-------- Data segment --------
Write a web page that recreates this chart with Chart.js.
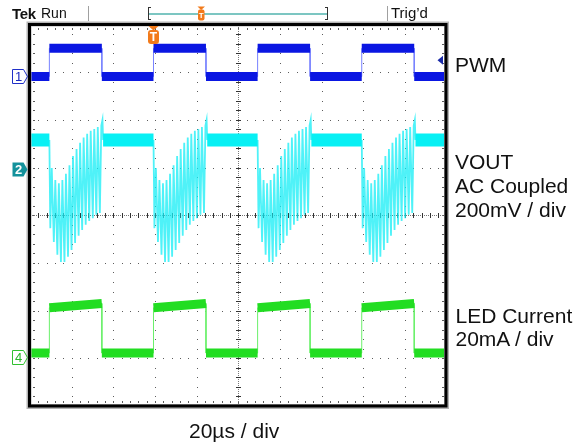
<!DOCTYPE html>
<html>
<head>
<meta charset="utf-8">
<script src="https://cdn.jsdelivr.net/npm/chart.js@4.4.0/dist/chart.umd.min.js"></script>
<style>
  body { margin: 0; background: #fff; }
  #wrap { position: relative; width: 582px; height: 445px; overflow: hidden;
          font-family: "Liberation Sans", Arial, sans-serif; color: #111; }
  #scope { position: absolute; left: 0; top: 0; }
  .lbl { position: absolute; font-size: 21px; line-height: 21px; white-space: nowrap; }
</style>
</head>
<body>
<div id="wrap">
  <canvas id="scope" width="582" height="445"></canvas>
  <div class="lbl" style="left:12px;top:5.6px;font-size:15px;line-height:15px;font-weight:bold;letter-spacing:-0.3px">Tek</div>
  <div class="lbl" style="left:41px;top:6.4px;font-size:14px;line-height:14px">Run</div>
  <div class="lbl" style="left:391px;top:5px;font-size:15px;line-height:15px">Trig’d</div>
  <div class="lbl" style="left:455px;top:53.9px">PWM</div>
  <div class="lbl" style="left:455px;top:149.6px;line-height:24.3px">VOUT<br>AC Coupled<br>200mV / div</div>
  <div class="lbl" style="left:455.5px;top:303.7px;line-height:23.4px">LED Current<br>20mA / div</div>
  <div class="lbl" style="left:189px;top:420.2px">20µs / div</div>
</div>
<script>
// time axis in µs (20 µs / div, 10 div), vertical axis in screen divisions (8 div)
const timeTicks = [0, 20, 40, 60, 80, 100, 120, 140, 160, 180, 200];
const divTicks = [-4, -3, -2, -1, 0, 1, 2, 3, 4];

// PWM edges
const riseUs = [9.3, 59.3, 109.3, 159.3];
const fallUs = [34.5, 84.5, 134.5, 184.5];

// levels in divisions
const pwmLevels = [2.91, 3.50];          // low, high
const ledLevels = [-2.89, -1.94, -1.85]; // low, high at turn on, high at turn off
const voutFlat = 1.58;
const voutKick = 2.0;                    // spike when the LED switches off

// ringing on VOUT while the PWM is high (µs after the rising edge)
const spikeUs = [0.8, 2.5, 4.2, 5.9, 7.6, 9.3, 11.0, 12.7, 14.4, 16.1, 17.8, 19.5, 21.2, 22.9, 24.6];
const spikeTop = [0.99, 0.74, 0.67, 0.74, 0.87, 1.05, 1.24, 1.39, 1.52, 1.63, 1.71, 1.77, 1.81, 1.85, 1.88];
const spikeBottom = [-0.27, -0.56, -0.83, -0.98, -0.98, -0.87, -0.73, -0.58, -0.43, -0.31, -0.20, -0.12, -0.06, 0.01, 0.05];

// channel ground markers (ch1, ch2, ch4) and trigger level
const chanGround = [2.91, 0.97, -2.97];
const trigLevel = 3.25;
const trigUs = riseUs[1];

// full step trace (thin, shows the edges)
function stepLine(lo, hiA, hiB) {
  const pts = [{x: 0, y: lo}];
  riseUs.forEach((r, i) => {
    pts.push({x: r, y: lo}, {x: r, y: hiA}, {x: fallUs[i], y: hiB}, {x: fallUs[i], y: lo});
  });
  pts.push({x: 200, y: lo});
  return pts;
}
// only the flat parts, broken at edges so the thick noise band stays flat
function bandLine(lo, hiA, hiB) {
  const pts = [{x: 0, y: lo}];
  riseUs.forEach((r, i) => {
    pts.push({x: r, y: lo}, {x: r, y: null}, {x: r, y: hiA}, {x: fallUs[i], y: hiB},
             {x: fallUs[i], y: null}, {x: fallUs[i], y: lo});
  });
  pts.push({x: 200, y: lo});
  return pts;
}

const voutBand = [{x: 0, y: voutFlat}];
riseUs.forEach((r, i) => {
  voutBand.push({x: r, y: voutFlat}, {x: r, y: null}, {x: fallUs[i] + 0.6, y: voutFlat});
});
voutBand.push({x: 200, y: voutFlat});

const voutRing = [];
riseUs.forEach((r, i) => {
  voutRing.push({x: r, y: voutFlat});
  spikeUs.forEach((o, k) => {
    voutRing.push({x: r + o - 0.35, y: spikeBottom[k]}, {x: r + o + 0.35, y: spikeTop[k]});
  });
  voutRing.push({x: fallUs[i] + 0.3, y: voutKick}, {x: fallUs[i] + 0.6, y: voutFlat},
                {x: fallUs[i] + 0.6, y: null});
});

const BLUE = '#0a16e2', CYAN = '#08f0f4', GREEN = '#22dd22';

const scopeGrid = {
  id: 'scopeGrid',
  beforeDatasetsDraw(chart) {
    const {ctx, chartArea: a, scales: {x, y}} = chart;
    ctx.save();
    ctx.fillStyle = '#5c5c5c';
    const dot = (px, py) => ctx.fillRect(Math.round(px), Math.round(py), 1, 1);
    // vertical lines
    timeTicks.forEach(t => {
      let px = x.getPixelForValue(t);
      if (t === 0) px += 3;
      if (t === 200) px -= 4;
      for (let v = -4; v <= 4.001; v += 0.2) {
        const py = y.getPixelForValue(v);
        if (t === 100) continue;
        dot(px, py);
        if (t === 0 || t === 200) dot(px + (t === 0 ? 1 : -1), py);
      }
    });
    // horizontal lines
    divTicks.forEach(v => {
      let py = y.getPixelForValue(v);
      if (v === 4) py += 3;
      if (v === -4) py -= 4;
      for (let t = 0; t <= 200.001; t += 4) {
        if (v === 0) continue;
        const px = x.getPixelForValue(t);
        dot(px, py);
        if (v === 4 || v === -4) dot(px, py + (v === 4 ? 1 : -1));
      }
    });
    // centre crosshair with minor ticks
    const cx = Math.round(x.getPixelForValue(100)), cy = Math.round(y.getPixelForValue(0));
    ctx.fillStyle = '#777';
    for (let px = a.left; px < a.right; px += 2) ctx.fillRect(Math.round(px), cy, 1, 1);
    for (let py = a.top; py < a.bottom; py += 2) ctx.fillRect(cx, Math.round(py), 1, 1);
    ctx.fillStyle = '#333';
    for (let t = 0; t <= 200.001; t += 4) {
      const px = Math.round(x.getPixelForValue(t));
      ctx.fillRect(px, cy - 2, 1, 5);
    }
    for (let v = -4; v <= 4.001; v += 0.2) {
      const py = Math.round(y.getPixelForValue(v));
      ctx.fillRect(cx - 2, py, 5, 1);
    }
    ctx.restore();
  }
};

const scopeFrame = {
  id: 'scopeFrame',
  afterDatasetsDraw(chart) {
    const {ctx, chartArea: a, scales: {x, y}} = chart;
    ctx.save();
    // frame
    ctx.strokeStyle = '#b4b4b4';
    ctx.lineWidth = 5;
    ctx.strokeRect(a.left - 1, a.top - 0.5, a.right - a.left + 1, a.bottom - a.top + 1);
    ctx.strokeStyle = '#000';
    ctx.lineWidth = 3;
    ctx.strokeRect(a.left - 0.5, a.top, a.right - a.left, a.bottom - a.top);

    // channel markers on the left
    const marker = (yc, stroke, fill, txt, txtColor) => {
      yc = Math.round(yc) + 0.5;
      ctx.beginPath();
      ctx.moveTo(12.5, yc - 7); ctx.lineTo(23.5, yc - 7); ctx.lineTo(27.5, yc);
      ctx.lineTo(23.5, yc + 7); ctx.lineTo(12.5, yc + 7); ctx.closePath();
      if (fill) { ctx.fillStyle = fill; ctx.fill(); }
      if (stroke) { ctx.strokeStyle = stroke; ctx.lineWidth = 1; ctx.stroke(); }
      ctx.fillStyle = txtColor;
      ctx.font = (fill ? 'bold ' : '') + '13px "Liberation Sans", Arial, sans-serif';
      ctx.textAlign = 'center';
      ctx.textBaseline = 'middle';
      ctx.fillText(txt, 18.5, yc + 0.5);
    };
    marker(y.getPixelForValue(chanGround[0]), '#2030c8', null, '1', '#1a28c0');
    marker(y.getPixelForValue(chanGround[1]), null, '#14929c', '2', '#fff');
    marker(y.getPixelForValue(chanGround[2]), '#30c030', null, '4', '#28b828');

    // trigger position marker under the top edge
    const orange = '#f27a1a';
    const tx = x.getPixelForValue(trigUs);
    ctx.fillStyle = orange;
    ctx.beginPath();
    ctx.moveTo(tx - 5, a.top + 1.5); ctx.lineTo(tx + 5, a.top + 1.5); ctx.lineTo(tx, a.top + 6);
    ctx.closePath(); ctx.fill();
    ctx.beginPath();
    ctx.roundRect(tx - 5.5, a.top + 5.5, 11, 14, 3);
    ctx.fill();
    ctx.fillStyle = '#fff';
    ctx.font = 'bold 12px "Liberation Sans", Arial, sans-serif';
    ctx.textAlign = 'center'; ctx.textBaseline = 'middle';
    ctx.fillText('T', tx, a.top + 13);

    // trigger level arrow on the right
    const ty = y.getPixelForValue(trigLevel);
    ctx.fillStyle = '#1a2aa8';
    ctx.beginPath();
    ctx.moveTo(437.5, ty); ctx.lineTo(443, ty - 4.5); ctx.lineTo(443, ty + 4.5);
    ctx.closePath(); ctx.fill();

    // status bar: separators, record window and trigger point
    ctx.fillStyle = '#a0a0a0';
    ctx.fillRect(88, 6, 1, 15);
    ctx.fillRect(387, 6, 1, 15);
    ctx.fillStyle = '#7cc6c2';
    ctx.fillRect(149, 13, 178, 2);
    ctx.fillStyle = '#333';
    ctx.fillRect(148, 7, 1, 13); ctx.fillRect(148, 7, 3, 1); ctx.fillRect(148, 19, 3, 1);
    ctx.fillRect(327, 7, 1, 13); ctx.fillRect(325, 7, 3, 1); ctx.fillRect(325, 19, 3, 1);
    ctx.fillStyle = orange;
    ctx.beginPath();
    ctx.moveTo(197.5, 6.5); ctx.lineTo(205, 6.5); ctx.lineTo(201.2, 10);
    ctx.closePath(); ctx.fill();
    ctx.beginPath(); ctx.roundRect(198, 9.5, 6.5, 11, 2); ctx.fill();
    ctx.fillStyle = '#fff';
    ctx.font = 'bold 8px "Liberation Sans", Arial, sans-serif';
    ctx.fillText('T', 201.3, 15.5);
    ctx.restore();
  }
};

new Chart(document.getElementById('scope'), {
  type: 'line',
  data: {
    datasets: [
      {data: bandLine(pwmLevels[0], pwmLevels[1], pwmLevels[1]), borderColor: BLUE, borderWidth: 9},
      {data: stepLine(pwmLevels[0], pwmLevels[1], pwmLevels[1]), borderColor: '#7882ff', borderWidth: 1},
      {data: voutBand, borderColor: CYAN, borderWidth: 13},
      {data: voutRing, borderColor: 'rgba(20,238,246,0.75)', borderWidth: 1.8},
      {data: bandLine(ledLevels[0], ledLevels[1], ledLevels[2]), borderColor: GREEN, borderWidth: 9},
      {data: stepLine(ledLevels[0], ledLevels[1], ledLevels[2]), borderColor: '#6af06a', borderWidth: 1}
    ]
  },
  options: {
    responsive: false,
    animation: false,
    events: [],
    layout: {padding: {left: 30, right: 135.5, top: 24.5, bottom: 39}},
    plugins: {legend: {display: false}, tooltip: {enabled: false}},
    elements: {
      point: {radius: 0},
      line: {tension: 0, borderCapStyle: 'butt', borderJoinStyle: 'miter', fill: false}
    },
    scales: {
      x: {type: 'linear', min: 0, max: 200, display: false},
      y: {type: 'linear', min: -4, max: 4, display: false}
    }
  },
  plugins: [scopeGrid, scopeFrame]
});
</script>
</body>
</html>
--------
> [Given exercise]
Display every line of the listing that contains the string "with".

> [Solution for this task]
Write a web page that recreates this chart with Chart.js.
    // centre crosshair with minor ticks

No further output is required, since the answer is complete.